▸ Exercise prompt
Gather all lines with the word "this" in them.

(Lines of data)
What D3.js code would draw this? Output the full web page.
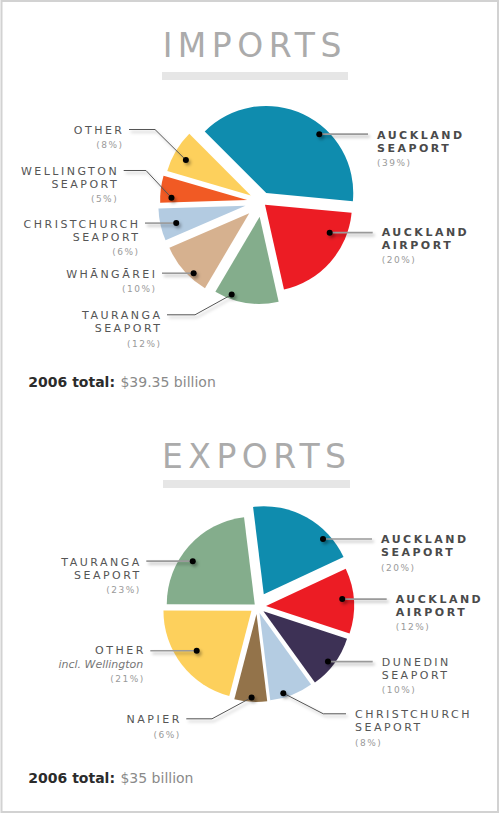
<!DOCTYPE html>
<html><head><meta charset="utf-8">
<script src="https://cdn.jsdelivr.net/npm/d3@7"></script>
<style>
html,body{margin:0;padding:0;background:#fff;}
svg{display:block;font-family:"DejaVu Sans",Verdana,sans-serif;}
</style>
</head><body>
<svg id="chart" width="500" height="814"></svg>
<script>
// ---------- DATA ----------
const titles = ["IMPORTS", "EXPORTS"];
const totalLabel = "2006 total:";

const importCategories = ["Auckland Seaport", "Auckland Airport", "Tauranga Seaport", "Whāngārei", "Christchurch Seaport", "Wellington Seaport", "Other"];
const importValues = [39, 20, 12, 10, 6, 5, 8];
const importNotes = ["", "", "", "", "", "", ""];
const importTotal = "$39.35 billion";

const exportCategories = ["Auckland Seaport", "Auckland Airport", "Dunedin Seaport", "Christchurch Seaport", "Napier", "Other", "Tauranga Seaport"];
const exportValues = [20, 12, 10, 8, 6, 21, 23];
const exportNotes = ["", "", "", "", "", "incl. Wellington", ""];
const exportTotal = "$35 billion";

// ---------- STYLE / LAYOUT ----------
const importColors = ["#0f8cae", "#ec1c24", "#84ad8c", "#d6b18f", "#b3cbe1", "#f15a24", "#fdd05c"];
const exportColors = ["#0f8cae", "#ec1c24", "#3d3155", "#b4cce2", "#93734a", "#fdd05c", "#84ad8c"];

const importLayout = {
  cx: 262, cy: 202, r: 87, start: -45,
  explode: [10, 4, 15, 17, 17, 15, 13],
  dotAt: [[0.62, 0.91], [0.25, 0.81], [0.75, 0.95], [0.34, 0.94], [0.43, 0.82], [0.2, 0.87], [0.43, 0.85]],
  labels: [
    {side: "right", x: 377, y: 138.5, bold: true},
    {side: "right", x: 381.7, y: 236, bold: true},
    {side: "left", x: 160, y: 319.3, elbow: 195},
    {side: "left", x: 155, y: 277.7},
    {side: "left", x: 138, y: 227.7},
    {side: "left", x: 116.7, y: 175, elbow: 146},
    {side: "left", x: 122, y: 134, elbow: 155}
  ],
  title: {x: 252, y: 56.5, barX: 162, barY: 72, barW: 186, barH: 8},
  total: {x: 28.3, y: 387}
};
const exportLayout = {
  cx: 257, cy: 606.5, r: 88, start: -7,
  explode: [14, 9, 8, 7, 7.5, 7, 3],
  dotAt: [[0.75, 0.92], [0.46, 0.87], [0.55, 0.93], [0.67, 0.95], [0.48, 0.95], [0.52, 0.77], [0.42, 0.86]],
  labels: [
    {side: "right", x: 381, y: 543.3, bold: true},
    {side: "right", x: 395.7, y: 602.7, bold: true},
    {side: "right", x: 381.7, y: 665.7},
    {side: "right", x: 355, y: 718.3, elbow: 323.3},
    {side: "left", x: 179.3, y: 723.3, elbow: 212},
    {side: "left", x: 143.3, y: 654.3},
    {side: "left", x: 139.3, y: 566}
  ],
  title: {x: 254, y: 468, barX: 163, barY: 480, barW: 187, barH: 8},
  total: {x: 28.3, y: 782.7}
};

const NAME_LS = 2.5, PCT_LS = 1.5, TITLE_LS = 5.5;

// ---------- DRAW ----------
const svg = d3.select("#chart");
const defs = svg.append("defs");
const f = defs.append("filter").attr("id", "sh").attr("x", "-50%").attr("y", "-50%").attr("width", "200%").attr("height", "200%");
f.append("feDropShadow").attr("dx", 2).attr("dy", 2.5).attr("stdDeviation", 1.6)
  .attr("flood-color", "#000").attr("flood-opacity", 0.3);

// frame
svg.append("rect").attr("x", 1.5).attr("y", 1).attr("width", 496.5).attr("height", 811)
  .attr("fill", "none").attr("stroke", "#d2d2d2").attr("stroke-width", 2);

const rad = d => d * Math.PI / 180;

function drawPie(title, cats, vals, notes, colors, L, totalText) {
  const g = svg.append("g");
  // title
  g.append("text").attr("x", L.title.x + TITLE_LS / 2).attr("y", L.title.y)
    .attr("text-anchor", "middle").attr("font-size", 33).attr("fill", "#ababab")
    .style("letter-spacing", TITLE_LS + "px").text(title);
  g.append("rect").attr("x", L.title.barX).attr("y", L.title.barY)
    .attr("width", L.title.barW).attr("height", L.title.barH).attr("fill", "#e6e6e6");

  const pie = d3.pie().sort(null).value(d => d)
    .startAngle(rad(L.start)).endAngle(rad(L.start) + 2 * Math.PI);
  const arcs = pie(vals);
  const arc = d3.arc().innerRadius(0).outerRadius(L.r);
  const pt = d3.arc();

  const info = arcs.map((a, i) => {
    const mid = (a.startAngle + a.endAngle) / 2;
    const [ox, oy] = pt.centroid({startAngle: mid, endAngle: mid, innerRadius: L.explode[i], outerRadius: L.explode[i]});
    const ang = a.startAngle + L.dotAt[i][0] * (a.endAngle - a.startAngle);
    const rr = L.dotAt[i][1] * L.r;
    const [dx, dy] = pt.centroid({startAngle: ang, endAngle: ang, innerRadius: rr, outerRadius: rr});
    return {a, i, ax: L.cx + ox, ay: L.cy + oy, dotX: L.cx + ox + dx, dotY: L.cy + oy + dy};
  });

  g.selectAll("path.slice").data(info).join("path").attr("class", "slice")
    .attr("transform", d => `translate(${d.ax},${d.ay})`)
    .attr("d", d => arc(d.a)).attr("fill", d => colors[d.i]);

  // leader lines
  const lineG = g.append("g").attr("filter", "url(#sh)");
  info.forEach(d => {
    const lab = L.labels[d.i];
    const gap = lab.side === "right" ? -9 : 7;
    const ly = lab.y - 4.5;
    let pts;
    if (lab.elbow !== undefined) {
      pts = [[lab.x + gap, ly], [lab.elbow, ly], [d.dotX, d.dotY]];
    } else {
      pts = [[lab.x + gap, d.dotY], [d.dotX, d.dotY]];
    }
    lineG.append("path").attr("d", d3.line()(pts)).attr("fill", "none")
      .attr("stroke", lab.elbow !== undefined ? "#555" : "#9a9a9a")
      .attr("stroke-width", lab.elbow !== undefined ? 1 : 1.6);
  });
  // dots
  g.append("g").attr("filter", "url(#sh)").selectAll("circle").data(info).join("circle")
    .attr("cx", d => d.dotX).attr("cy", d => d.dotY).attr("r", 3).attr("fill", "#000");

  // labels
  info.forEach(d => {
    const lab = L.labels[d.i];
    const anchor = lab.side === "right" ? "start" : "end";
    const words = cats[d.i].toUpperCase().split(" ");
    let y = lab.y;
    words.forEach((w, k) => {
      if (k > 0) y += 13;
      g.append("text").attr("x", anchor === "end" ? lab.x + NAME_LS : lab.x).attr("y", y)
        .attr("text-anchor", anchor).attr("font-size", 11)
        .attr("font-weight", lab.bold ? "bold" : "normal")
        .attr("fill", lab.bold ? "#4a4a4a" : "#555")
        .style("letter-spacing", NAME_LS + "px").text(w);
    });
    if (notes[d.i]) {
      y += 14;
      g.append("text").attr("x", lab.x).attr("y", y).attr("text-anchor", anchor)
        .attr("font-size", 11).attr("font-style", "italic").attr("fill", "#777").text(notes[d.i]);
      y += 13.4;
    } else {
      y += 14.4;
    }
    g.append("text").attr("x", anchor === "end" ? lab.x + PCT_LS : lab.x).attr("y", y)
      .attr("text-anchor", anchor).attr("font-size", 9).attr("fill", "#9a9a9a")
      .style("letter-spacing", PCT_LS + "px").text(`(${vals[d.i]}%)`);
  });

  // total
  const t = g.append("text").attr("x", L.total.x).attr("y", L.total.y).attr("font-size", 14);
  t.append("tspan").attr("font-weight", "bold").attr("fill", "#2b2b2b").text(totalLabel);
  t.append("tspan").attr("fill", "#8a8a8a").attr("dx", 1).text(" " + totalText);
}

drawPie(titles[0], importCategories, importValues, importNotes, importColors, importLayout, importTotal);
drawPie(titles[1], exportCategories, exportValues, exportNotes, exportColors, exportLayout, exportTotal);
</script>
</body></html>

==

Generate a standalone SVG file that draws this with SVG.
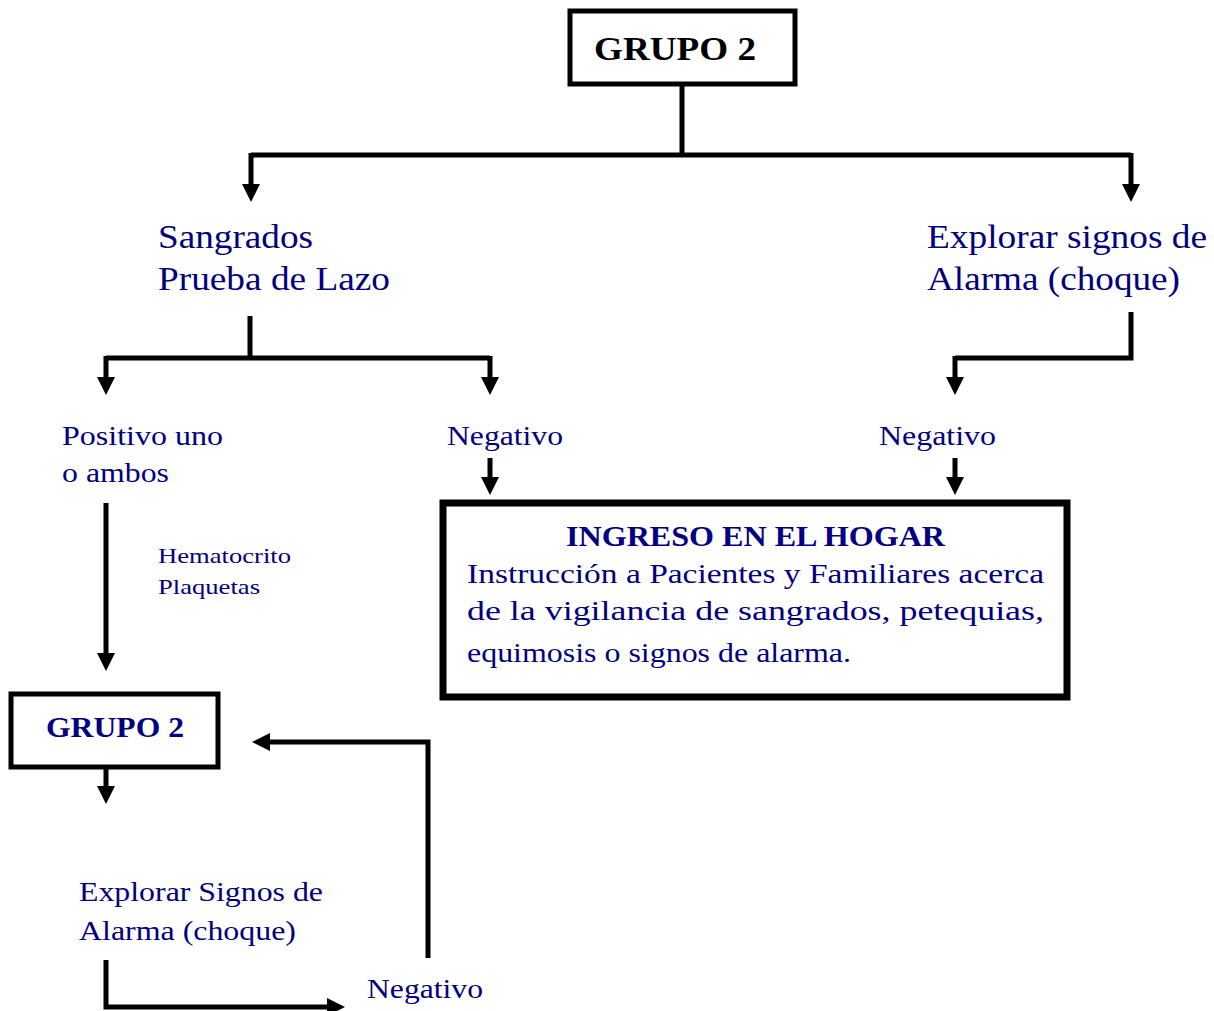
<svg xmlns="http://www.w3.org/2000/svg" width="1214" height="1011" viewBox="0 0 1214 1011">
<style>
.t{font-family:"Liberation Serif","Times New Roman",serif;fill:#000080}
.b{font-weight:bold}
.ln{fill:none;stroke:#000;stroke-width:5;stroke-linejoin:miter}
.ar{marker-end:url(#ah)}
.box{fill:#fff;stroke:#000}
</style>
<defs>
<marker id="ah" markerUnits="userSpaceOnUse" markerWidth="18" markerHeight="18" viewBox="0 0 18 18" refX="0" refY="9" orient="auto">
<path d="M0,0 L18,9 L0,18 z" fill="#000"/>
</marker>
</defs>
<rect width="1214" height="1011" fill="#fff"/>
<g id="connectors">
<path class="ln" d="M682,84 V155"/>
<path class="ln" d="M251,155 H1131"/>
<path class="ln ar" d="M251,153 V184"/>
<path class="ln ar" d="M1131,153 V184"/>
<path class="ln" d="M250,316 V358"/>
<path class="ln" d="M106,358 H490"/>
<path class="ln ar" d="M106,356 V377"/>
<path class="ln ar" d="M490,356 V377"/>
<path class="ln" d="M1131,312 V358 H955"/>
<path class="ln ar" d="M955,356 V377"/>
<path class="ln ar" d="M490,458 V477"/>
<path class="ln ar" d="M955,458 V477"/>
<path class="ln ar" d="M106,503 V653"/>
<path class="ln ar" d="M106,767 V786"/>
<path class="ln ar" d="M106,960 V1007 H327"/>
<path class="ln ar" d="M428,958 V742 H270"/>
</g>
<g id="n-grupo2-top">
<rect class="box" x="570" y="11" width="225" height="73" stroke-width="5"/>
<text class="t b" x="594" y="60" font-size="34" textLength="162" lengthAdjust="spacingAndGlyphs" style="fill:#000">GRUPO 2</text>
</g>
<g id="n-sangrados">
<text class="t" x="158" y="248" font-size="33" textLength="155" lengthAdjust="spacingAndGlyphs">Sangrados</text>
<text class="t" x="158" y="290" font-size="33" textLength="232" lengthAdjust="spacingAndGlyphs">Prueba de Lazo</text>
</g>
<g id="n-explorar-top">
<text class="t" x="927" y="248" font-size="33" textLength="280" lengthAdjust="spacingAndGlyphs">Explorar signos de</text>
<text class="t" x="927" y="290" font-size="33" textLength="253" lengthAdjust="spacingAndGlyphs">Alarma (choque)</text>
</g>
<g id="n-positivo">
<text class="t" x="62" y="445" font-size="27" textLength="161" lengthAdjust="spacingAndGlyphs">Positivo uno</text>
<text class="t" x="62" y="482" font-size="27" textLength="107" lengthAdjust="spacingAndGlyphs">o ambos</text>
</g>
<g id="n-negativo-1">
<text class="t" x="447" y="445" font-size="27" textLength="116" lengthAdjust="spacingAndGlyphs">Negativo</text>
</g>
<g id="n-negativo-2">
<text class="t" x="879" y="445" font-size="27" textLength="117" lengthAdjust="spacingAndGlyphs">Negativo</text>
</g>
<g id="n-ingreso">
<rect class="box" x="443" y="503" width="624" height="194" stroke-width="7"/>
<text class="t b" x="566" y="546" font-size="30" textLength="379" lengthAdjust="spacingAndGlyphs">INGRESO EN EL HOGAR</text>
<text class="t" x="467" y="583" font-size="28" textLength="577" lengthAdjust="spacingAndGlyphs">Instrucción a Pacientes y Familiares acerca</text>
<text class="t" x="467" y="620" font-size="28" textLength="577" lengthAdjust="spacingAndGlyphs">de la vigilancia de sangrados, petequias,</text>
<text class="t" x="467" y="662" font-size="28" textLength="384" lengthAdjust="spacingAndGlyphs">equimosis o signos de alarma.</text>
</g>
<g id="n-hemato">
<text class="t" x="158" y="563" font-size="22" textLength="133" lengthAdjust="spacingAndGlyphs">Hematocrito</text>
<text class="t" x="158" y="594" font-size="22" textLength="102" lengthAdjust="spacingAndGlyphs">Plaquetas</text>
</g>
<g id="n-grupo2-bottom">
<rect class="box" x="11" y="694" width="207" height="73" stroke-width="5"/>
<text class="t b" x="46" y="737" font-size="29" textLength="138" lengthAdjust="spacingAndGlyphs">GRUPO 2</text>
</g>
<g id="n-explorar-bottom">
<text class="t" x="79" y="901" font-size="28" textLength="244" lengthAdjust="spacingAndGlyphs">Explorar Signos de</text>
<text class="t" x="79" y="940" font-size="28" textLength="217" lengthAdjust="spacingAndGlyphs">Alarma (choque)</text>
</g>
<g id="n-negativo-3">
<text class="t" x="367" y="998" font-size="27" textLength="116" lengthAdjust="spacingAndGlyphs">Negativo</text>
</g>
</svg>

▸ Full answer
What D3.js code would draw this? Output the full web page.
Generate a standalone SVG file that draws this with SVG.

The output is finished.